[Task instructions]
Beginning with the first line of the data below, reproduce every line unchanged, ending with the line that holds "grid_levels = [4.7, 9.9, 15.1, 20.3, 25.5, 30.7]".

[Recorded data]
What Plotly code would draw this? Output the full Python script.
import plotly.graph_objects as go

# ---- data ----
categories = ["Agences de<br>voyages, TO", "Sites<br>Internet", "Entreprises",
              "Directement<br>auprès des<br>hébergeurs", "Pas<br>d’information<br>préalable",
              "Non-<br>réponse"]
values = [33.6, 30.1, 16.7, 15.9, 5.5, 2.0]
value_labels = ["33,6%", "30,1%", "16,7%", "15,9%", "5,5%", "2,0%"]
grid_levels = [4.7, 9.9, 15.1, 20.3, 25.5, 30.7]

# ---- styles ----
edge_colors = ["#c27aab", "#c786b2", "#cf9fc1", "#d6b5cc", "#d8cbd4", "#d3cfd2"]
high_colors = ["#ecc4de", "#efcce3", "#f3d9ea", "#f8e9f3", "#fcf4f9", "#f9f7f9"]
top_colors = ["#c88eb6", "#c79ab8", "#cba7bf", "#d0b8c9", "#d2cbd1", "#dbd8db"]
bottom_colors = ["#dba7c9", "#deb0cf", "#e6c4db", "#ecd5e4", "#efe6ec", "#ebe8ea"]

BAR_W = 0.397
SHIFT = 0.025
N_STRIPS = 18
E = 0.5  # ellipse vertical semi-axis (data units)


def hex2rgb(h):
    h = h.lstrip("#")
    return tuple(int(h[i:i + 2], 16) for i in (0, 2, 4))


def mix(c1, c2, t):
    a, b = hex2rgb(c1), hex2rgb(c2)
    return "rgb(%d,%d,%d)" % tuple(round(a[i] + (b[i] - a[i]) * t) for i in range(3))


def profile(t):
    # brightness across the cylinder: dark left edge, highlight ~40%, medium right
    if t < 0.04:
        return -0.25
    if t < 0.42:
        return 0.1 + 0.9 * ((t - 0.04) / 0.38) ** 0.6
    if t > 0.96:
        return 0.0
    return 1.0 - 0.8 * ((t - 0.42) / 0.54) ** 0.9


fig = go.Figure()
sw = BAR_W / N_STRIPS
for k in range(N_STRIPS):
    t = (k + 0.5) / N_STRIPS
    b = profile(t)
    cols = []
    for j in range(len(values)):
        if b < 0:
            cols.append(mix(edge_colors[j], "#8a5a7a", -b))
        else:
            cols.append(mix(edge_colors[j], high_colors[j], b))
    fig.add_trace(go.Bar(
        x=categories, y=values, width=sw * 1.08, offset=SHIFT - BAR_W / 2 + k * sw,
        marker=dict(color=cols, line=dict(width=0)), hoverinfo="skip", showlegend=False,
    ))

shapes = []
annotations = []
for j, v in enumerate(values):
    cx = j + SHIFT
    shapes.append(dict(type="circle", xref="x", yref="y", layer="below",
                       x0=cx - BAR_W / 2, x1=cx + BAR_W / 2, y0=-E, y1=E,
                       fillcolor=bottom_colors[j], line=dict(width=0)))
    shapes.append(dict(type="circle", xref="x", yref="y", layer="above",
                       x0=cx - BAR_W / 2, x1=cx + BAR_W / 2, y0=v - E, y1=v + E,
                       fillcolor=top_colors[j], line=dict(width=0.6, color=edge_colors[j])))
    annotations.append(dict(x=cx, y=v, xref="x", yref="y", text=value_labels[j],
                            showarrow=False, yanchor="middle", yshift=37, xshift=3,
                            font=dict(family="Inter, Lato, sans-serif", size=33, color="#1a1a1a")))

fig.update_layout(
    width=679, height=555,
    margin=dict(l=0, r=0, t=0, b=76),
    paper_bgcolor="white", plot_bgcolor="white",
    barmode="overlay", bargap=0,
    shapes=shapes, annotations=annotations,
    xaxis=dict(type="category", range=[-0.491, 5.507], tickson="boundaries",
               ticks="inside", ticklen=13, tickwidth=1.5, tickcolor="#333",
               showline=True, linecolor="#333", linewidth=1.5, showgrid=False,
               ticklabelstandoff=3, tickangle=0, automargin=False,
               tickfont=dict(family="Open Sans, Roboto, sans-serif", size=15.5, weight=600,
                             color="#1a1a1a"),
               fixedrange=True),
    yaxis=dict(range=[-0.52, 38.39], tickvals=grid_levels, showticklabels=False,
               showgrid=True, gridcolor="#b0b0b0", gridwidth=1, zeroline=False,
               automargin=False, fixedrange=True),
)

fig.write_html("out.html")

[The solution]
What Plotly code would draw this? Output the full Python script.
import plotly.graph_objects as go

# ---- data ----
categories = ["Agences de<br>voyages, TO", "Sites<br>Internet", "Entreprises",
              "Directement<br>auprès des<br>hébergeurs", "Pas<br>d’information<br>préalable",
              "Non-<br>réponse"]
values = [33.6, 30.1, 16.7, 15.9, 5.5, 2.0]
value_labels = ["33,6%", "30,1%", "16,7%", "15,9%", "5,5%", "2,0%"]
grid_levels = [4.7, 9.9, 15.1, 20.3, 25.5, 30.7]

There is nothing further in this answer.